Gsm — grams per square meter — is the first number on any fabric spec, and the most misread. Heavier is not “better quality”; weight is a design decision about opacity, structure, warmth and drape.
Typical ranges and what they feel like
Performance legging fabrics commonly run around 200–280 gsm: the lighter end feels cooler and more mobile, the heavier end more sculpting and warmer. Bra and top fabrics often sit lighter, roughly 160–220 gsm, with linings and powernet adding structure where needed. Summer training tees can drop to 120–160 gsm.
These are orientation ranges, not rules — knit structure moves the feel dramatically. A dense 220 can wear warmer than a loose 250. Always judge the actual fabric, on a body, in motion.

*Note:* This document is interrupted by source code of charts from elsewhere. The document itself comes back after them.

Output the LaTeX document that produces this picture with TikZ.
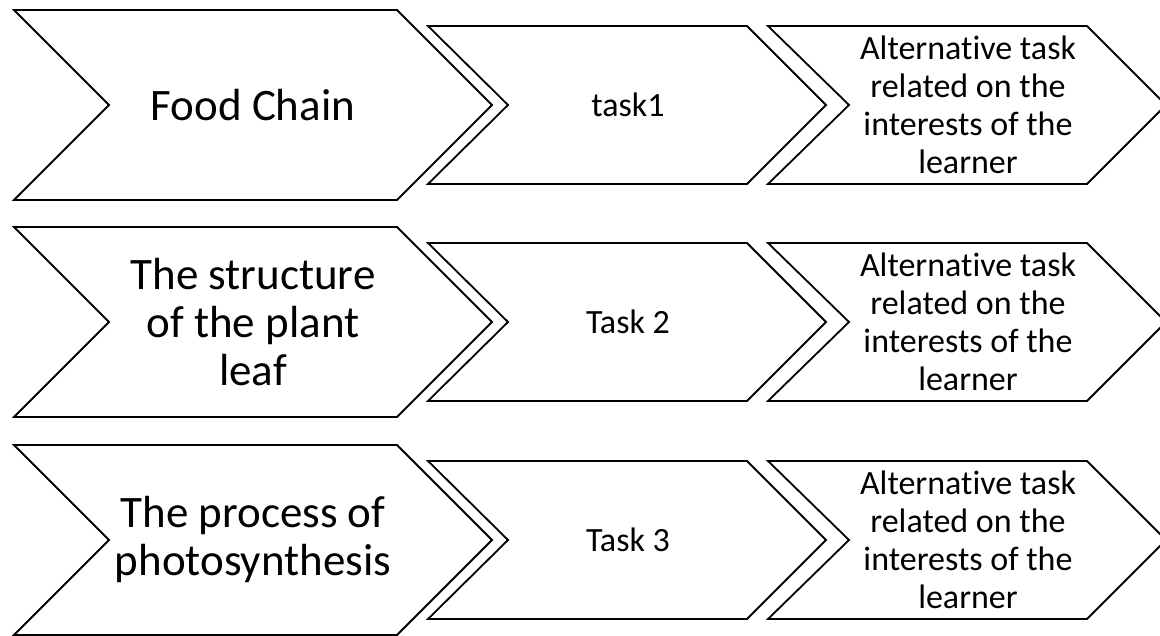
\documentclass[tikz,border=0pt]{standalone}
\usepackage{fontspec}
\setmainfont{Carlito}[RawFeature=-liga]
\begin{document}
\begin{tikzpicture}[x=1pt,y=-1pt,
  chev/.style={draw=black,line width=1.8pt,fill=white,line join=miter},
  bigtxt/.style={align=center,font=\fontsize{45}{48}\selectfont,inner sep=0pt},
  smalltxt/.style={align=center,font=\fontsize{34}{38}\selectfont,inner sep=0pt}]
\useasboundingbox (0,0) rectangle (1160,636);
\foreach \cy in {105,322,540} {
  \draw[chev] (14,{\cy-95}) -- (397,{\cy-95}) -- (492,\cy) -- (397,{\cy+95}) -- (14,{\cy+95}) -- (109,\cy) -- cycle;
  \draw[chev] (428,{\cy-79}) -- (747,{\cy-79}) -- (826,\cy) -- (747,{\cy+79}) -- (428,{\cy+79}) -- (508,\cy) -- cycle;
  \draw[chev] (768,{\cy-79}) -- (1087,{\cy-79}) -- (1166,\cy) -- (1087,{\cy+79}) -- (768,{\cy+79}) -- (849,\cy) -- cycle;
}
\node[bigtxt] (m1) at (253,105) {Food Chain};
\node[smalltxt] (t1) at (628,105) {task1};
\node[smalltxt] (a1) at (968,105) {Alternative task\\related on the\\interests of the\\learner};
\node[bigtxt] (m2) at (253,322) {The structure\\of the plant\\leaf};
\node[smalltxt] (t2) at (628,322) {Task 2};
\node[smalltxt] (a2) at (968,322) {Alternative task\\related on the\\interests of the\\learner};
\node[bigtxt] (m3) at (253,540) {The process of\\photosynthesis};
\node[smalltxt] (t3) at (628,540) {Task 3};
\node[smalltxt] (a3) at (968,540) {Alternative task\\related on the\\interests of the\\learner};
\end{tikzpicture}
\end{document}
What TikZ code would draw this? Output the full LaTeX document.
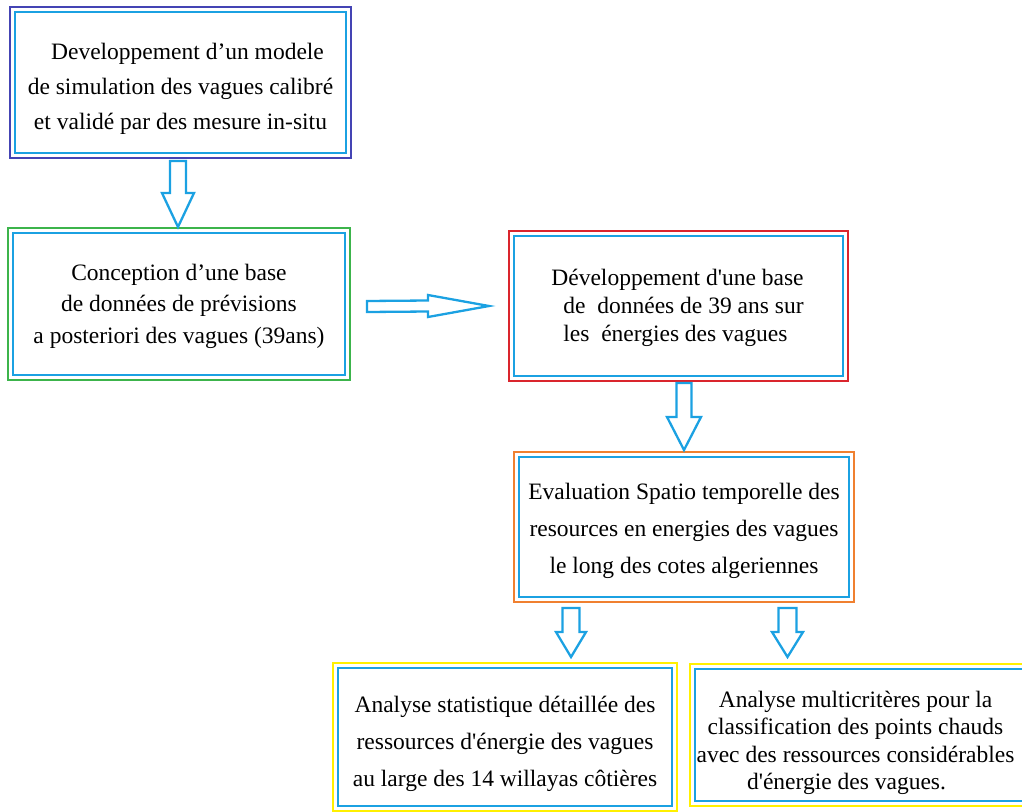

Weight vs opacity — the misunderstanding
Buyers often chase gsm to fix see-through samples. Opacity under stretch depends on knit density, yarn count, cross-section and dye depth as much as raw weight; adding 30 gsm of loose knit fixes nothing and adds warmth the studio customer resents.
The correct sequence: define the opacity requirement first (backlit squat test in the palest colorway), then let the mill hit it with the lightest construction that passes.
Seasonality and line planning
Running one legging weight year-round is common and defensible, but seasonal capsule logic — a lighter summer knit, a brushed heavier winter version of the same block — gives customers a reason to buy twice and search engines two products to rank.
Keep the block and change the fabric: fit stays approved, sampling is faster, and the collection reads coherent.
How to specify weight sensibly
Spec gsm with a tolerance (commonly ±5%) and pair it with the measurements that actually protect you: stretch percentages, recovery after wash, and the opacity pass condition. At final inspection, fabric weight is verified against the approved spec — at SEAMDANCE that check is part of AQL 2.5 inspection against the sealed reference.
When comparing supplier quotes, compare at equal gsm and composition; a cheaper quote at 20 gsm lighter is a different product, not a better price.
Quick answers
What gsm should premium yoga leggings be?
Most premium studio leggings cluster around 230–270 gsm in nylon/spandex, but the honest answer is: the lightest fabric that passes your opacity and recovery requirements with the hand feel your customer expects.
Does higher gsm mean more compression?
No. Compression comes from fabric modulus and pattern reduction. Weight adds warmth and opacity potential, not hold.